Engenbreen is a relict from the last ice age

Engenbreen is the point at which Svartisen, Northern Scandinavia’s biggest glacier, gets closest to the sea. The sight of the blue glacier ice tongue reflected in the Holandsfjord makes for one of those moments when everybody is lost for words.

Engenbreen looks completely unnatural in the fertile, green landscape in the far north of Helgeland; a white mass with an almost baby-blue sheen. Surrounded by white mountaintops and fertile hillsides, the glacier is reflected in the opaque green meltwater of the Holandsfjord. If you round the headland by boat, the panorama comes upon you very suddenly and is guaranteed to make the hairs on the back of your neck stand out.

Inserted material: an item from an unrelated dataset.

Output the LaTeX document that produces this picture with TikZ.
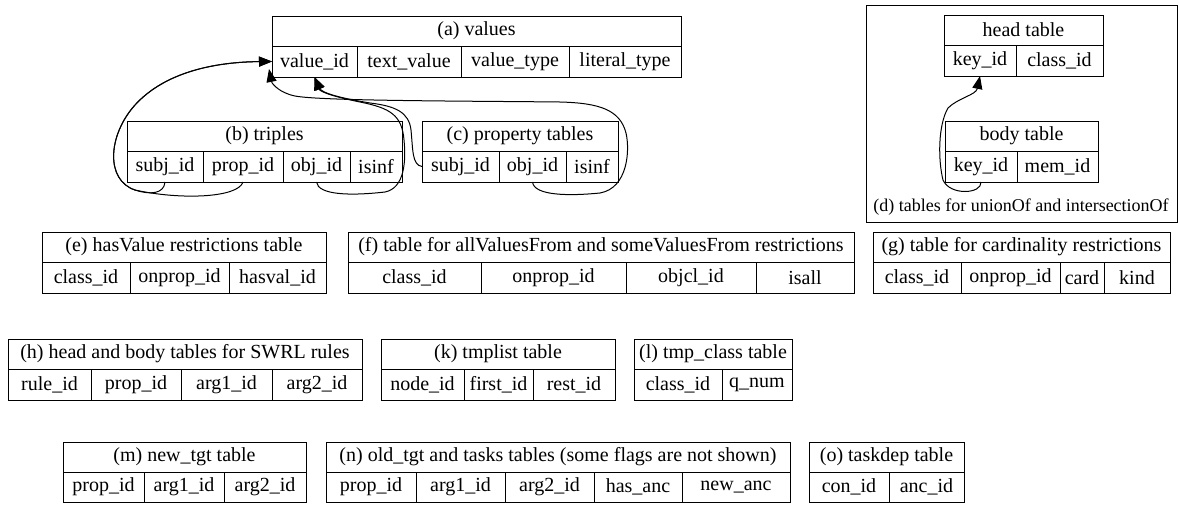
\documentclass[tikz,border=0pt]{standalone}
\usepackage{fontspec}
\setmainfont{Liberation Serif}
\usetikzlibrary{arrows.meta,calc}
\tikzset{
 cell/.style={draw=black, line width=0.8pt, inner sep=0pt, outer sep=0pt, anchor=north west, font=\fontsize{20}{24}\selectfont},
 edge/.style={draw=black, line width=1pt, -{Triangle[length=13pt,width=10pt]}},
 lbl/.style={inner sep=0pt, font=\fontsize{18}{22}\selectfont},
 cluster/.style={draw=black, line width=0.8pt, inner sep=0pt, anchor=north west}
}
\newcommand{\tblcell}[6]{\node[cell, minimum width=#4pt, minimum height=#5pt] (#1) at (#2,#3) {#6};}
\begin{document}
\begin{tikzpicture}[x=1pt,y=-1pt]
\useasboundingbox (0,0) rectangle (1179,504);
% (a)
\tblcell{a}{272}{16}{409}{30}{(a) values}
\tblcell{a1}{272}{46}{85}{31}{value\_id}
\tblcell{a2}{357}{46}{104}{31}{text\_value}
\tblcell{a3}{461}{46}{108}{31}{value\_type}
\tblcell{a4}{569}{46}{112}{31}{literal\_type}
% (b)
\tblcell{b}{127}{121}{275}{30}{(b) triples}
\tblcell{b1}{127}{151}{76}{31}{subj\_id}
\tblcell{b2}{203}{151}{80}{31}{prop\_id}
\tblcell{b3}{283}{151}{67}{31}{obj\_id}
\tblcell{b4}{350}{151}{52}{31}{isinf}
% (c)
\tblcell{c}{422}{121}{196}{30}{(c) property tables}
\tblcell{c1}{422}{151}{77}{31}{subj\_id}
\tblcell{c2}{499}{151}{67}{31}{obj\_id}
\tblcell{c3}{566}{151}{52}{31}{isinf}
% (d)
\node[cluster, minimum width=311pt, minimum height=217pt] (dbox) at (866,5) {};
\tblcell{hd}{944}{15}{159}{30}{head table}
\tblcell{hd1}{944}{45}{72}{31}{key\_id}
\tblcell{hd2}{1016}{45}{87}{31}{class\_id}
\tblcell{bd}{945}{121}{153}{30}{body table}
\tblcell{bd1}{945}{151}{72}{31}{key\_id}
\tblcell{bd2}{1017}{151}{81}{31}{mem\_id}
\node[lbl] (dlabel) at (1021,207) {(d) tables for unionOf and intersectionOf};
% (e)
\tblcell{e}{42}{232}{284}{30}{(e) hasValue restrictions table}
\tblcell{e1}{42}{262}{88}{31}{class\_id}
\tblcell{e2}{130}{262}{99}{31}{onprop\_id}
\tblcell{e3}{229}{262}{97}{31}{hasval\_id}
% (f)
\tblcell{f}{348}{232}{506}{30}{(f) table for allValuesFrom and someValuesFrom restrictions}
\tblcell{f1}{348}{262}{133}{31}{class\_id}
\tblcell{f2}{481}{262}{145}{31}{onprop\_id}
\tblcell{f3}{626}{262}{130}{31}{objcl\_id}
\tblcell{f4}{756}{262}{98}{31}{isall}
% (g)
\tblcell{g}{873}{232}{297}{30}{(g) table for cardinality restrictions}
\tblcell{g1}{873}{262}{88}{31}{class\_id}
\tblcell{g2}{961}{262}{99}{31}{onprop\_id}
\tblcell{g3}{1060}{262}{44}{31}{card}
\tblcell{g4}{1104}{262}{66}{31}{kind}
% (h)
\tblcell{h}{8}{339}{354}{30}{(h) head and body tables for SWRL rules}
\tblcell{h1}{8}{369}{83}{31}{rule\_id}
\tblcell{h2}{91}{369}{90}{31}{prop\_id}
\tblcell{h3}{181}{369}{91}{31}{arg1\_id}
\tblcell{h4}{272}{369}{90}{31}{arg2\_id}
% (k)
\tblcell{k}{381}{339}{234}{30}{(k) tmplist table}
\tblcell{k1}{381}{369}{83}{31}{node\_id}
\tblcell{k2}{464}{369}{69}{31}{first\_id}
\tblcell{k3}{533}{369}{82}{31}{rest\_id}
% (l)
\tblcell{l}{634}{339}{158}{30}{(l) tmp\_class table}
\tblcell{l1}{634}{369}{88}{31}{class\_id}
\tblcell{l2}{722}{369}{70}{31}{q\_num}
% (m)
\tblcell{m}{63}{442}{243}{30}{(m) new\_tgt table}
\tblcell{m1}{63}{472}{81}{30}{prop\_id}
\tblcell{m2}{144}{472}{80}{30}{arg1\_id}
\tblcell{m3}{224}{472}{82}{30}{arg2\_id}
% (n)
\tblcell{n}{326}{442}{464}{30}{(n) old\_tgt and tasks tables (some flags are not shown)}
\tblcell{n1}{326}{472}{90}{30}{prop\_id}
\tblcell{n2}{416}{472}{89}{30}{arg1\_id}
\tblcell{n3}{505}{472}{89}{30}{arg2\_id}
\tblcell{n4}{594}{472}{88}{30}{has\_anc}
\tblcell{n5}{682}{472}{108}{30}{new\_anc}
% (o)
\tblcell{o}{809}{442}{155}{30}{(o) taskdep table}
\tblcell{o1}{809}{472}{80}{30}{con\_id}
\tblcell{o2}{889}{472}{75}{30}{anc\_id}
% edges
\draw[edge] (b2.south) .. controls (238,198) and (180,200) .. (135,190) .. controls (105,180) and (108,135) .. (135,105) .. controls (165,72) and (215,62) .. (a1.west);
\draw[edge] (b1.south) .. controls (164,194) and (150,195) .. (135,190) .. controls (105,180) and (108,135) .. (135,105) .. controls (165,72) and (215,62) .. (a1.west);
\draw[edge] (b3.south) .. controls (318,195) and (350,196) .. (385,192) .. controls (405,188) and (406,160) .. (404,140) .. controls (402,115) and (390,108) .. (360,102) .. controls (335,97) and (320,92) .. (a1.south);
\draw[edge] (c1.west) .. controls (412,165) and (413,150) .. (411,130) .. controls (409,112) and (395,106) .. (370,103) .. controls (340,98) and (322,93) .. (a1.south);
\draw[edge] (c2.south) .. controls (534,196) and (570,196) .. (600,193) .. controls (628,188) and (630,150) .. (626,133) .. controls (620,110) and (600,103) .. (560,102) .. controls (470,101) and (320,101) .. (295,96) .. controls (280,93) and (272,84) .. ($(a1.south west)+(-3,-8)$);
\draw[edge] (bd1.south) .. controls (982,194) and (950,196) .. (943,180) .. controls (938,160) and (938,125) .. (948,108) .. controls (958,98) and (976,95) .. (hd1.south);
\end{tikzpicture}
\end{document}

You can walk up to the ice edge

At a leisurely pace, it’s only a fifteen minute bike ride along Svartisvatnet lake to the end of the road. From here, a well-marked trail leads almost right up to the ice. As you get higher, you find that you are walking on smooth rock slopes from which the glacier has recently retreated. That’s why there is no vegetation or soil here at all, only bare rock scoured into undulations by the ice. There are some handrails on steep sections, but you should be careful, particularly in rainy weather, and wear good shoes.

Practical information about the glacier

Engabreen is located in the south of the Meløy district, close to the coastal road that takes you from Bodø to Namsos.

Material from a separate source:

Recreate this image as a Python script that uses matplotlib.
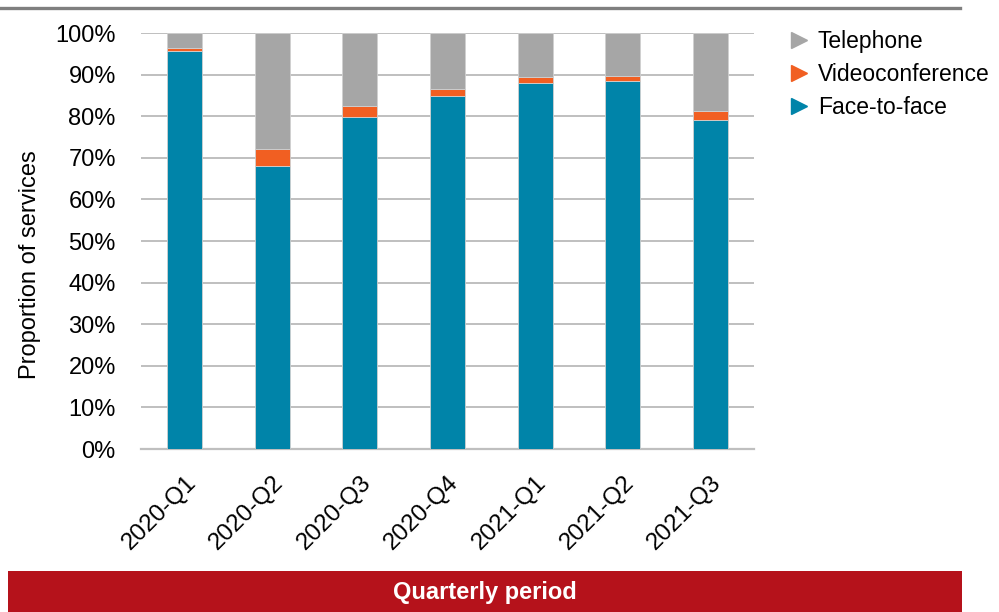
import numpy as np
import matplotlib.pyplot as plt
from matplotlib.lines import Line2D
from matplotlib.patches import Rectangle

plt.rcParams['font.family'] = ['Liberation Sans', 'DejaVu Sans']

# ---- data (percent of services) ----
quarters = ['2020-Q1', '2020-Q2', '2020-Q3', '2020-Q4', '2021-Q1', '2021-Q2', '2021-Q3']
face = np.array([95.7, 68.0, 79.8, 84.8, 88.1, 88.5, 79.0])
video = np.array([0.6, 4.1, 2.7, 1.7, 1.3, 1.2, 2.2])
phone = 100 - face - video

c_face = '#0084A9'
c_video = '#F15F22'
c_phone = '#A6A6A6'

fig = plt.figure(figsize=(9.99, 6.12), dpi=100)
ax = fig.add_axes([0.141, 0.2663, 0.614, 0.6797])

x = np.arange(len(quarters))
w = 0.4
ax.bar(x, face, w, color=c_face, edgecolor='#D0D0D0', linewidth=0.6, zorder=3)
ax.bar(x, video, w, bottom=face, color=c_video, edgecolor='#D0D0D0', linewidth=0.6, zorder=3)
ax.bar(x, phone, w, bottom=face + video, color=c_phone, edgecolor='#D0D0D0', linewidth=0.6, zorder=3)

ax.set_xlim(-0.5, len(quarters) - 0.5)
ax.set_ylim(0, 100)
ax.set_yticks(np.arange(0, 101, 10))
ax.set_yticklabels([f'{v}%' for v in range(0, 101, 10)], fontsize=17)
ax.set_xticks(x)
ax.set_xticklabels(quarters, rotation=45, ha='right', rotation_mode='anchor', fontsize=17.5)
ax.tick_params(axis='y', length=0, pad=18)
ax.tick_params(axis='x', length=0, pad=16)
ax.grid(axis='y', color='#BFBFBF', linewidth=1.4, zorder=0)
for s in ['left', 'right', 'top']:
    ax.spines[s].set_visible(False)
ax.spines['bottom'].set_color('#BFBFBF')
ax.spines['bottom'].set_linewidth(1.6)

fig.text(30 / 999, 1 - 265 / 612, 'Proportion of services', rotation=90,
         ha='center', va='center', fontsize=17)

# ---- legend ----
handles = [Line2D([], [], marker='>', linestyle='none', color=c, markersize=12)
           for c in [c_phone, c_video, c_face]]
fig.legend(handles, ['Telephone', 'Videoconference', 'Face-to-face'],
           loc='upper left', bbox_to_anchor=(780 / 999, 1 - 19 / 612),
           frameon=False, fontsize=16.5, handlelength=0.7, handletextpad=0.45,
           labelspacing=0.42, borderpad=0)

# ---- decorations ----
fig.add_artist(Line2D([0, 960 / 999], [1 - 8 / 612, 1 - 8 / 612], color='#7F7F7F', linewidth=2.4))
fig.add_artist(Rectangle((8 / 999, 0), 954 / 999, 41 / 612, facecolor='#B5121B',
                         edgecolor='none', transform=fig.transFigure))
fig.text(485 / 999, 1 - 593 / 612, 'Quarterly period', color='white', fontsize=17,
         fontweight='bold', ha='center', va='center')

fig.savefig('out.png', dpi=100)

There is a ferry service during the summer months.

Keep your distance from the ice front

The atmosphere up beside the ice is still and strange. The glacier front is a shapeless mass, in some places almost white and in others a deep, translucent blue. The glacier has calved in places, sending huge chunks of ice down onto the rock in front of the glacier, and you understand why you have to keep your distance. At the bottom edge of the glacier, meltwater cascades out from a tunnel-shaped opening underneath the ice, and all you can hear is the roar of the water. Tiny shoots of rowan and willow peep out through the rubble not far from the chunks of ice, growing where only a few years ago there was ice.

Svartisen is an ice giant above the fjords

Engenbreen is part of Svartisen, the second biggest glacier in Norway. Most of Svartisen is at an altitude of 1,200–1,400 metres (4,000–4,500 ft). Up here, the mild, moist air masses from the Atlantic Ocean fall as snow most of the year, and the ice mass accumulates. Then the ice slowly slides down the valleys and forms glaciers. Engenbreen is the glacier ice tongue that has reached the lowest altitude – not only of the Svartisen ice tongues, but also of all the ice tongues in mainland Europe.

The glacier advanced and retreated in the past but only retreats today

Engenbreen is constantly in phases of advance or retreat. During the ‘Little Ice Age’ of the 1700s, we believe that the glacier front extended right out into Holandsfjord. Since then, the glacier has been slowly retreating, and around 1900, Svartisvatnet lake began to rise, until about 1940, when the whole lake was ice-free. In 1965, the glacier retreated well back up the mountainside, but there was then a new period of vigorous advance. However, since 1997, the ice has been retreating markedly, and now it takes half an hour to walk up to it from the lake.

How to visit Engenbreen

The easiest way is to stop on the Coastal Route (County Road 17) at the viewpoint of Braset. This provides a view over Holandsfjord to the glacier. However, it’s a much better experience if you cross the fjord and get up close. Just below the ice is the isolated hamlet of Svartisen Gård. Here you’ll find Svartispaviljongen, a lovely café with a view of the ice. You can hire bikes at the quay and get right up to the end of the lake, from where it is a half-hour climb up to the ice. You should allow about four hours for the trip.